Written exercise →
Include the line containing "import plotly.graph_objects as go" and all lines before it, repeated exactly from the listing below, without pictures.

Provided material →
+===+
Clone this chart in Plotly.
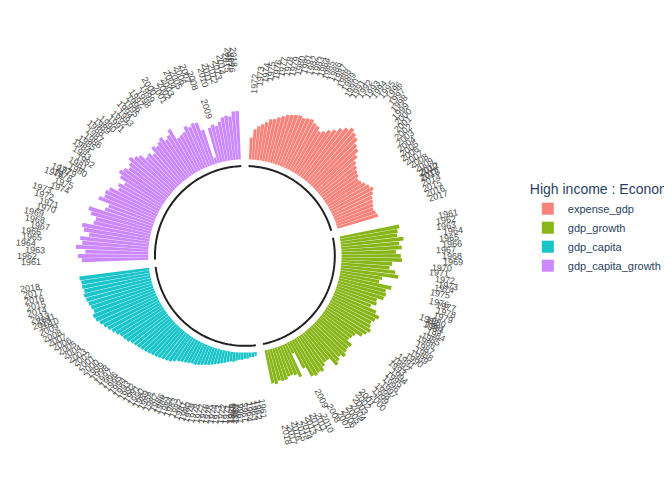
import math
import plotly.graph_objects as go

# bar lengths (relative units, base of bars = 0)
expense_gdp = [18, 25, 28, 30, 32, 35, 36, 38, 40, 42, 43, 44, 45, 44, 45, 46, 44, 43, 40, 42, 45, 48, 52,
               55, 58, 56, 54, 50, 48, 44, 40, 38, 36, 35, 33, 34, 36, 38, 40, 38, 36, 35, 34, 33, 34, 35]
gdp_growth = [50, 48, 47, 52, 48, 50, 45, 49, 50, 42, 40, 45, 48, 35, 33, 44, 40, 41, 40, 35, 36, 32, 38, 42,
              40, 38, 39, 41, 39, 37, 32, 31, 30, 35, 34, 35, 37, 34, 36, 38, 30, 30, 32, 35, 34, 35, 34, 25,
              10, 30, 27, 26, 26, 28, 28, 27, 29, 28]
gdp_capita = [3, 4, 4, 5, 5, 6, 6, 7, 8, 8, 9, 10, 11, 12, 13, 14, 15, 16, 17, 18, 19, 19, 20, 21, 22, 23,
              25, 27, 28, 29, 30, 31, 32, 33, 34, 35, 36, 37, 38, 40, 41, 42, 44, 46, 48, 50, 52, 54, 55, 53,
              54, 55, 56, 57, 56, 57, 57, 58]
gdp_capita_growth = [55, 58, 52, 60, 55, 57, 50, 55, 57, 48, 47, 52, 55, 42, 40, 50, 46, 47, 45, 38, 40, 36,
                     42, 45, 43, 40, 42, 45, 42, 40, 35, 36, 33, 38, 36, 38, 40, 36, 38, 42, 32, 33, 34, 38,
                     36, 38, 37, 30, 5, 30, 32, 30, 33, 36, 37, 36, 40, 40]

groups = [("expense_gdp", expense_gdp, 1972, "#F8766D"),
          ("gdp_growth", gdp_growth, 1961, "#7CAE00"),
          ("gdp_capita", gdp_capita, 1961, "#00BFC4"),
          ("gdp_capita_growth", gdp_capita_growth, 1961, "#C77CFF")]

GAP = 3
BASE = 100
SCALE = 1.25
CX, CY, W, H = 242, 232, 672, 480
total = sum(len(v) for _, v, _, _ in groups) + GAP * len(groups)
step = 360 / total

fig = go.Figure()
ann = []
slot = GAP / 2
for name, vals, start, col in groups:
    thetas = [(slot + i + 0.5) * step for i in range(len(vals))]
    fig.add_trace(go.Barpolar(r=[v * SCALE for v in vals], theta=thetas, base=BASE, width=step * 0.9,
                              name=name, marker=dict(color=col, line=dict(width=0)), opacity=0.9))
    # inner arc for the group
    arc = [slot * step + k * (len(vals) * step) / 60 for k in range(61)]
    fig.add_trace(go.Scatterpolar(r=[93] * 61, theta=arc, mode="lines", showlegend=False,
                                  line=dict(color="#222", width=2), hoverinfo="skip"))
    for i, (t, v) in enumerate(zip(thetas, vals)):
        rr = BASE + v * SCALE + 62
        a = math.radians(t)
        ang = t - 90 if t < 180 else t - 270
        ann.append(dict(x=(CX + rr * math.sin(a)) / W, y=(CY + rr * math.cos(a)) / H, xref="paper",
                        yref="paper", text=str(start + i), showarrow=False, textangle=ang,
                        font=dict(size=9, color="#4d4d4d")))
    slot += len(vals) + GAP

fig.update_layout(
    width=672, height=480, margin=dict(l=0, r=0, t=0, b=0),
    paper_bgcolor="white", font=dict(family="Liberation Sans"),
    polar=dict(domain=dict(x=[0, 0.72], y=[0, 0.967]), bgcolor="white",
               radialaxis=dict(range=[0, 240], visible=False),
               angularaxis=dict(visible=False, direction="clockwise", rotation=90)),
    bargap=0,
    annotations=ann,
    legend=dict(x=0.79, y=0.65, yanchor="top", title=dict(text="High income : Economy", font=dict(size=14)),
                font=dict(size=11), itemsizing="constant"),
)
fig.write_html("out.html")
+===+
Solution →
Clone this chart in Plotly.
import math
import plotly.graph_objects as go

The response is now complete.